:: What you are asked to do ::
Everything from the line containing "Convert this diagram to TikZ code." through the last line of the data below is to be retyped exactly, apart from the pictures.

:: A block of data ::
----------------------------------------
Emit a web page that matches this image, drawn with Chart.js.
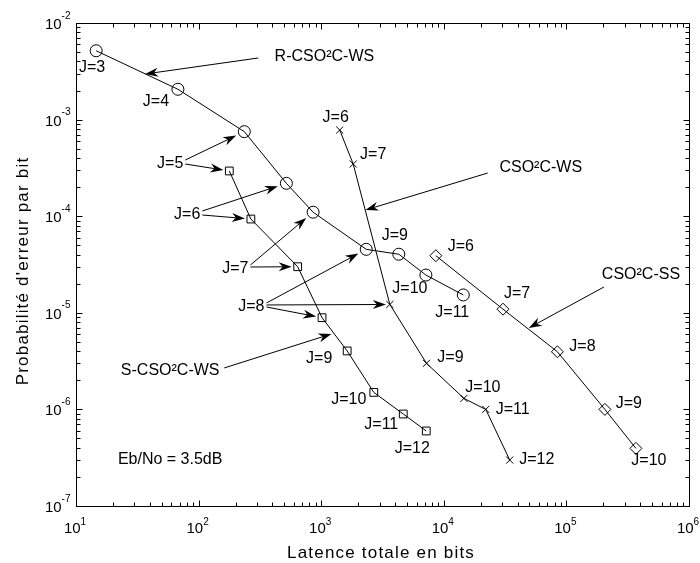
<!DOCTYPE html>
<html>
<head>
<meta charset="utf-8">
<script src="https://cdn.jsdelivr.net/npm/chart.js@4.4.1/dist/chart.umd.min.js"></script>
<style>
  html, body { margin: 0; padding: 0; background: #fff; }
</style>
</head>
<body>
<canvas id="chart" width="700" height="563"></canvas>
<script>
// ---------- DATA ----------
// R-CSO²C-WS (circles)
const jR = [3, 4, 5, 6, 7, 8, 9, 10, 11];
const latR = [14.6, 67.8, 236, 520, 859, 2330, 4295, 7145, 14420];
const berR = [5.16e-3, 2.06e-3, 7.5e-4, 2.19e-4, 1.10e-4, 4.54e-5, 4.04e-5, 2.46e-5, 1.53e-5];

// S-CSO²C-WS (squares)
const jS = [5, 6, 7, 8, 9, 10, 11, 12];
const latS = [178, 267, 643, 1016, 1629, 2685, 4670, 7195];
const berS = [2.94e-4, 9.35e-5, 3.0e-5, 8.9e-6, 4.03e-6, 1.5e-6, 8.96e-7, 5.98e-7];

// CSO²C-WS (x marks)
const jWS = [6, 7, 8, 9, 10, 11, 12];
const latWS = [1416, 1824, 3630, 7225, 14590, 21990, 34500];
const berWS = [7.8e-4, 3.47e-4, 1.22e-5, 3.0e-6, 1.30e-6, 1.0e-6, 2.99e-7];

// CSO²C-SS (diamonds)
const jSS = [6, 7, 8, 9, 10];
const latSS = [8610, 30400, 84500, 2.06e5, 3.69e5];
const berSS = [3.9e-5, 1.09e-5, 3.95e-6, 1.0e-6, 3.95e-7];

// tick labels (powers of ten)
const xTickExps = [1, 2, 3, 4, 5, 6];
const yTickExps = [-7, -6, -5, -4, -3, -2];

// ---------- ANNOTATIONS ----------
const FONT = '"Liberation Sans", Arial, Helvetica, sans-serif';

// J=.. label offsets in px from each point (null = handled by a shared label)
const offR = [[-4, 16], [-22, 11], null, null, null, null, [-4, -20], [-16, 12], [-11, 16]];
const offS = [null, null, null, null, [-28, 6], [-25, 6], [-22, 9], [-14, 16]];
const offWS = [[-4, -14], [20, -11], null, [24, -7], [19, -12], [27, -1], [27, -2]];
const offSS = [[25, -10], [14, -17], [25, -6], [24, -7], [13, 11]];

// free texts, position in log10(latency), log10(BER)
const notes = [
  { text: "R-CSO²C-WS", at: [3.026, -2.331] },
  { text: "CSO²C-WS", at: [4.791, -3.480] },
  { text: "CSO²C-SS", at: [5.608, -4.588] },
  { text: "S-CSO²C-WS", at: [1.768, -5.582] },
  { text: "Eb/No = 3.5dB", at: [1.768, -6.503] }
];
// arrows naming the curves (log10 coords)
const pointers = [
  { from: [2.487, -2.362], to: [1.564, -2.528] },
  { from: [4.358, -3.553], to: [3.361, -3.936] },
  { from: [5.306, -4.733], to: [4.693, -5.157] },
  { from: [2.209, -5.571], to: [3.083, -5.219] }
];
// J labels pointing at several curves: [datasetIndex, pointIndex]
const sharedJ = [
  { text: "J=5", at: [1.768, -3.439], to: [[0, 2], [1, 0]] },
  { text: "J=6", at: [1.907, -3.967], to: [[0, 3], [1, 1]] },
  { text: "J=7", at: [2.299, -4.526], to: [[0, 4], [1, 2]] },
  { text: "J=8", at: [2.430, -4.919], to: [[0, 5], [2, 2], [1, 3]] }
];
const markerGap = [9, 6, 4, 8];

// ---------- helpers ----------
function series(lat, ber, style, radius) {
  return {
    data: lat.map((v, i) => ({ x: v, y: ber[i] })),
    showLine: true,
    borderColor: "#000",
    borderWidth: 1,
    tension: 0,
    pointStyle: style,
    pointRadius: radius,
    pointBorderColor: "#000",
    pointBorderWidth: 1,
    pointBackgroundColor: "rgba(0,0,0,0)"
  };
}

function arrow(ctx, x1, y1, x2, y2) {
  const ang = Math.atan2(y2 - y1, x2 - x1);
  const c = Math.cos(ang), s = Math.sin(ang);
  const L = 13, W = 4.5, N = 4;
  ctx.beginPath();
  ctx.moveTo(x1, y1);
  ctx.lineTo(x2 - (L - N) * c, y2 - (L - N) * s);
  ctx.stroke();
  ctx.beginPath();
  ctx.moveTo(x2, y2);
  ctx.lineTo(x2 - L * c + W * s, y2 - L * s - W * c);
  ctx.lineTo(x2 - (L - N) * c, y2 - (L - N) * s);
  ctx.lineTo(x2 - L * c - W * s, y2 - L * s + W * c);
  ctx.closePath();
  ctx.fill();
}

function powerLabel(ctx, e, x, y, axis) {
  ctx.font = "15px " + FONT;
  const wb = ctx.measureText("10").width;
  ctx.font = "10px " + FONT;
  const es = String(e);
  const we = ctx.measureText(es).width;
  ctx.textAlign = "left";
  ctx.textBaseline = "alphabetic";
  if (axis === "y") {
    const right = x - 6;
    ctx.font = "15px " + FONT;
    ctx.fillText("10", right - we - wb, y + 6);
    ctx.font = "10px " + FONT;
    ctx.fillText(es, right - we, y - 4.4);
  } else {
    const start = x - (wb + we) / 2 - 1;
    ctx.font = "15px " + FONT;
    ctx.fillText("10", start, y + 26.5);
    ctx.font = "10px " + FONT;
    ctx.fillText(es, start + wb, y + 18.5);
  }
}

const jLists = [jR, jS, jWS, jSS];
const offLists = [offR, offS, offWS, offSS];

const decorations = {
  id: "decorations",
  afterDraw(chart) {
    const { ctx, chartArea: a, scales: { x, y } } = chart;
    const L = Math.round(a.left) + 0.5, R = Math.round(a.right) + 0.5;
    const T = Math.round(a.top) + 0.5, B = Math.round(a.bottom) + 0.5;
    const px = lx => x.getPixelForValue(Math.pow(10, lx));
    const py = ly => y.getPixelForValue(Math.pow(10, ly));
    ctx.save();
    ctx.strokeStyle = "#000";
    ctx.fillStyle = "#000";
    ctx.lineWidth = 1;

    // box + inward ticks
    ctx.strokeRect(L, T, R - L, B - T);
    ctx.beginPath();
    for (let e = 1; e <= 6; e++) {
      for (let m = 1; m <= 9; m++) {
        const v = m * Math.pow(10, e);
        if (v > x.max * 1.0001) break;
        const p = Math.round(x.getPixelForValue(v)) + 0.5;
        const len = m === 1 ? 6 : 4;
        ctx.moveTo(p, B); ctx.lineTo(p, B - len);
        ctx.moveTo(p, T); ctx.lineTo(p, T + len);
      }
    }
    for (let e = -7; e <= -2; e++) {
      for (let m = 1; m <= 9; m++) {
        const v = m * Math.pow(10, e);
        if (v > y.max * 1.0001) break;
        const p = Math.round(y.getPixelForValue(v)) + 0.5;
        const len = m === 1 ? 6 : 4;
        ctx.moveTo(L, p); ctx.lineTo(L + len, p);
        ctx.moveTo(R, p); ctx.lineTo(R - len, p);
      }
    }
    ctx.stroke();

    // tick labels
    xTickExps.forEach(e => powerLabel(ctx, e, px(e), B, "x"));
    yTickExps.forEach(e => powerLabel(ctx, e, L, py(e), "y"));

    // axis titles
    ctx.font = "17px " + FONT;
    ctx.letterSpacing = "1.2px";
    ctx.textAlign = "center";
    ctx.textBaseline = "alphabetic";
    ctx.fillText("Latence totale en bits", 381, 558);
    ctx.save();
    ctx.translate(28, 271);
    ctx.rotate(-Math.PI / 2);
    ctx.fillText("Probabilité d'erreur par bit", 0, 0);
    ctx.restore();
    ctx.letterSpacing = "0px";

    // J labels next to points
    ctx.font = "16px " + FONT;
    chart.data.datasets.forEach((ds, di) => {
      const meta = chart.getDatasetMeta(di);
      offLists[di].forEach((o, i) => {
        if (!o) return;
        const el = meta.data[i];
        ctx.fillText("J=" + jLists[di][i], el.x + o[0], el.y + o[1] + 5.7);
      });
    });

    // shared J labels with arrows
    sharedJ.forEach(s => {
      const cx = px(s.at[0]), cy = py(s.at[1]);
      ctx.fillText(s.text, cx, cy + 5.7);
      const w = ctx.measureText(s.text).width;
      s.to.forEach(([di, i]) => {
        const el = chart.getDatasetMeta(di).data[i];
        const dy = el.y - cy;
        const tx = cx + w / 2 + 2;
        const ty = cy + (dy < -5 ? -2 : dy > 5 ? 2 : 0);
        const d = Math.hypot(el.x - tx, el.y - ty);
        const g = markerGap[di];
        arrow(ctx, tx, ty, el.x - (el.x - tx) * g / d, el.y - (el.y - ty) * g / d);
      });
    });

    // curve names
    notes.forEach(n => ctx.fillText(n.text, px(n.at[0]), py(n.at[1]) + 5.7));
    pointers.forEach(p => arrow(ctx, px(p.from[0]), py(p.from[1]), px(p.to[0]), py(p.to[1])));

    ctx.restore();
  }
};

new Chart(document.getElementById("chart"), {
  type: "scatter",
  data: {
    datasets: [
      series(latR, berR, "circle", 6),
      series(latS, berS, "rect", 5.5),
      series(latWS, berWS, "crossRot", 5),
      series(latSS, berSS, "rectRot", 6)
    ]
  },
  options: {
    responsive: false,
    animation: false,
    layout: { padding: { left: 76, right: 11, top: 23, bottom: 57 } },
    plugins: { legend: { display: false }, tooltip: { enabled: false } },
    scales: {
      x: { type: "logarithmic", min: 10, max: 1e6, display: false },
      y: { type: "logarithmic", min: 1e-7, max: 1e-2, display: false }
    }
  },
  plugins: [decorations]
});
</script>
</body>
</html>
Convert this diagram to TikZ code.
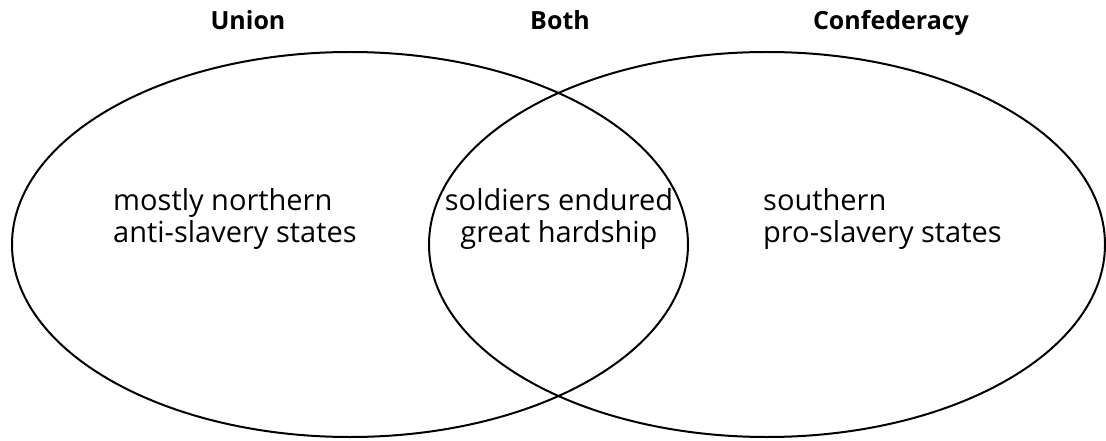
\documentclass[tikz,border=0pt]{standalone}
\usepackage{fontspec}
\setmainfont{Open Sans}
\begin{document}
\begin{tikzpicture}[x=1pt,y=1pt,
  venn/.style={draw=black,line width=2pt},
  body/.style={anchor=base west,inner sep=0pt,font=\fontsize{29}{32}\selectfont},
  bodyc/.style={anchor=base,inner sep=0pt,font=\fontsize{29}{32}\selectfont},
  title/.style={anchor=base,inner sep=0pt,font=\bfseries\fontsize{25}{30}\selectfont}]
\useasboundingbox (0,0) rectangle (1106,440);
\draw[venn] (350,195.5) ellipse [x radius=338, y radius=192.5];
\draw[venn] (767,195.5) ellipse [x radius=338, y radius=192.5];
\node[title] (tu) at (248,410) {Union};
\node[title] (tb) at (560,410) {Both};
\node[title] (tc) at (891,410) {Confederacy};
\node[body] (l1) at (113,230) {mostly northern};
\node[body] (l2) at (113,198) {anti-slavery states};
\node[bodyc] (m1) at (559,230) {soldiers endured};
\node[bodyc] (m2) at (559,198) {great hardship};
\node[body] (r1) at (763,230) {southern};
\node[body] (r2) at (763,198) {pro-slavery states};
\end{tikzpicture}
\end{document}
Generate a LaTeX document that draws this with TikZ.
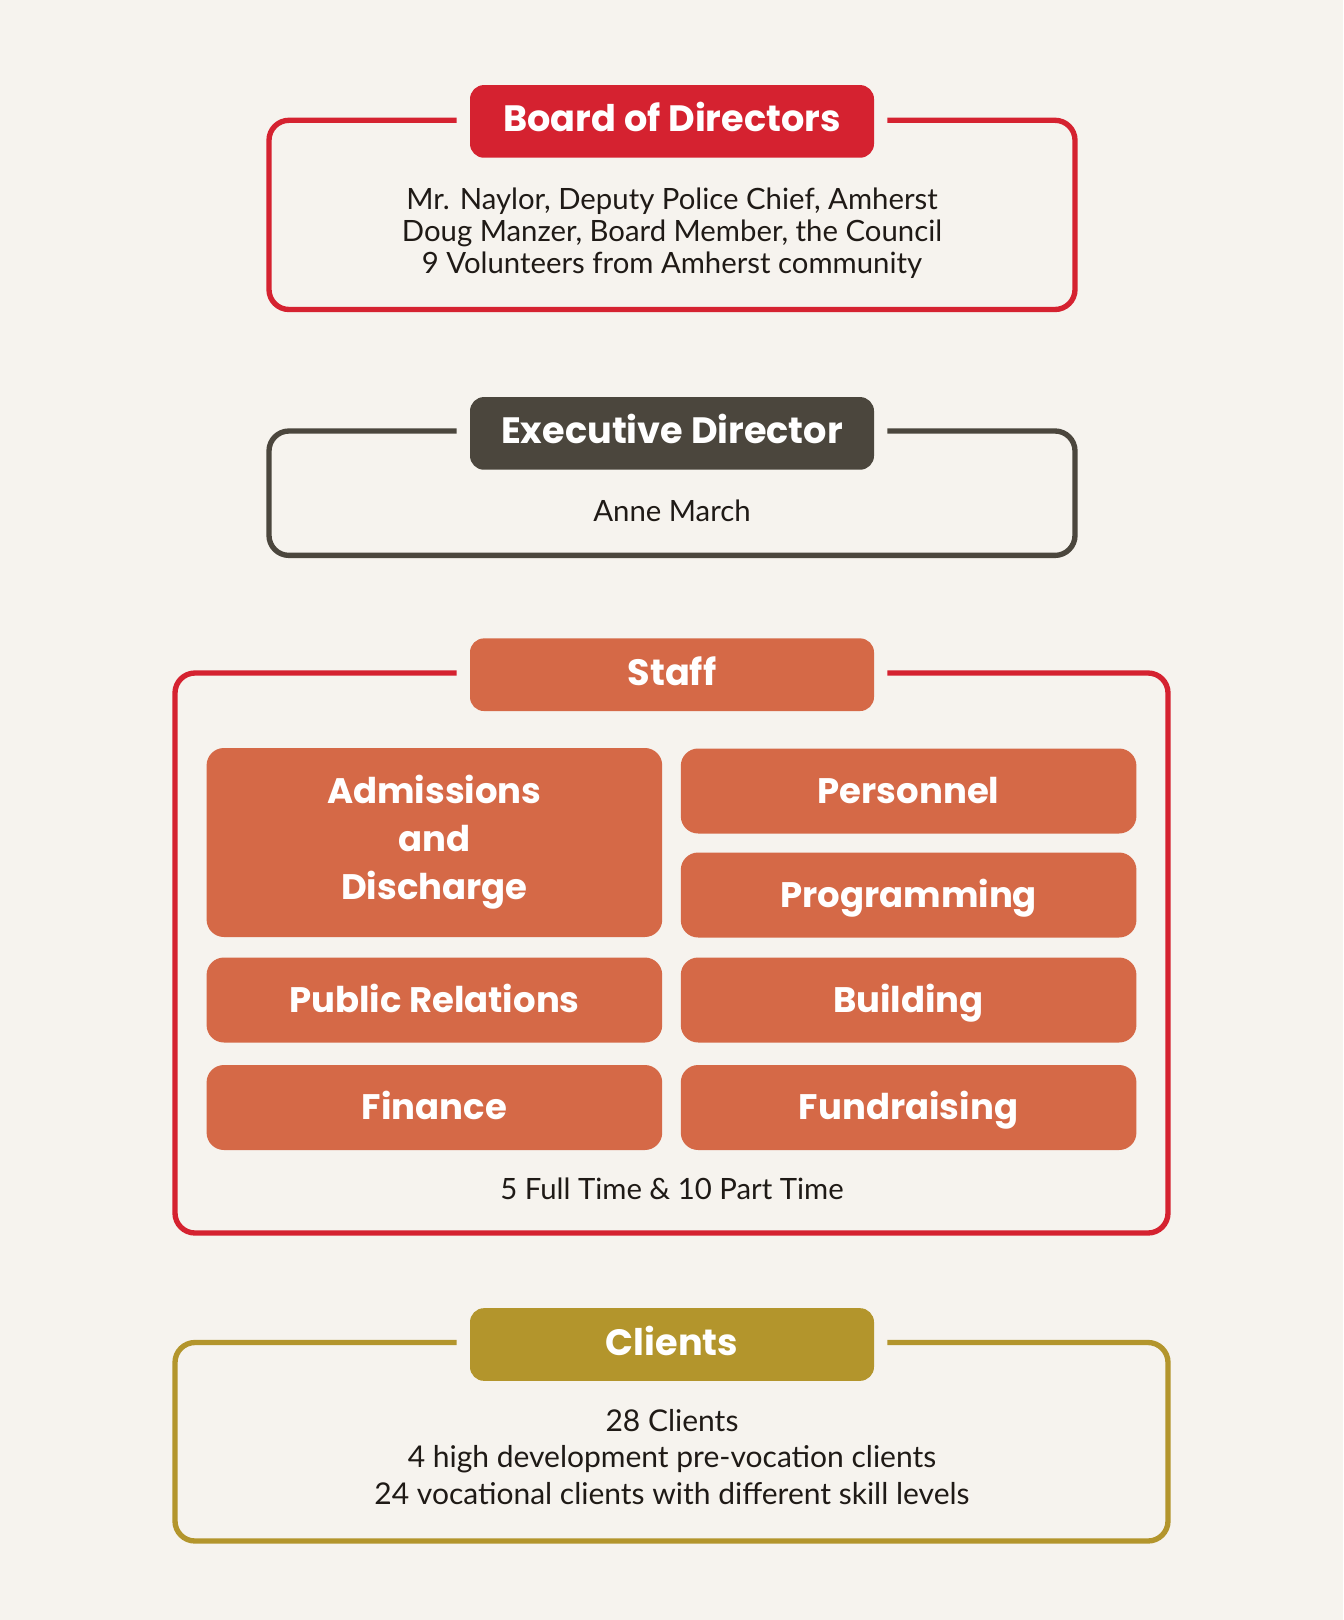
----------------------------------------
:: Worked solution ::
Convert this diagram to TikZ code.
\documentclass[tikz,border=0pt]{standalone}
\usepackage{fontspec}
\setmainfont{Open Sans}
\begin{document}
\begin{tikzpicture}[x=1pt,y=1pt,
  venn/.style={draw=black,line width=2pt},
  body/.style={anchor=base west,inner sep=0pt,font=\fontsize{29}{32}\selectfont},
  bodyc/.style={anchor=base,inner sep=0pt,font=\fontsize{29}{32}\selectfont},
  title/.style={anchor=base,inner sep=0pt,font=\bfseries\fontsize{25}{30}\selectfont}]
\useasboundingbox (0,0) rectangle (1106,440);
\draw[venn] (350,195.5) ellipse [x radius=338, y radius=192.5];
\draw[venn] (767,195.5) ellipse [x radius=338, y radius=192.5];
\node[title] (tu) at (248,410) {Union};
\node[title] (tb) at (560,410) {Both};
\node[title] (tc) at (891,410) {Confederacy};
\node[body] (l1) at (113,230) {mostly northern};
\node[body] (l2) at (113,198) {anti-slavery states};
\node[bodyc] (m1) at (559,230) {soldiers endured};
\node[bodyc] (m2) at (559,198) {great hardship};
\node[body] (r1) at (763,230) {southern};
\node[body] (r2) at (763,198) {pro-slavery states};
\end{tikzpicture}
\end{document}
Generate a LaTeX document that draws this with TikZ.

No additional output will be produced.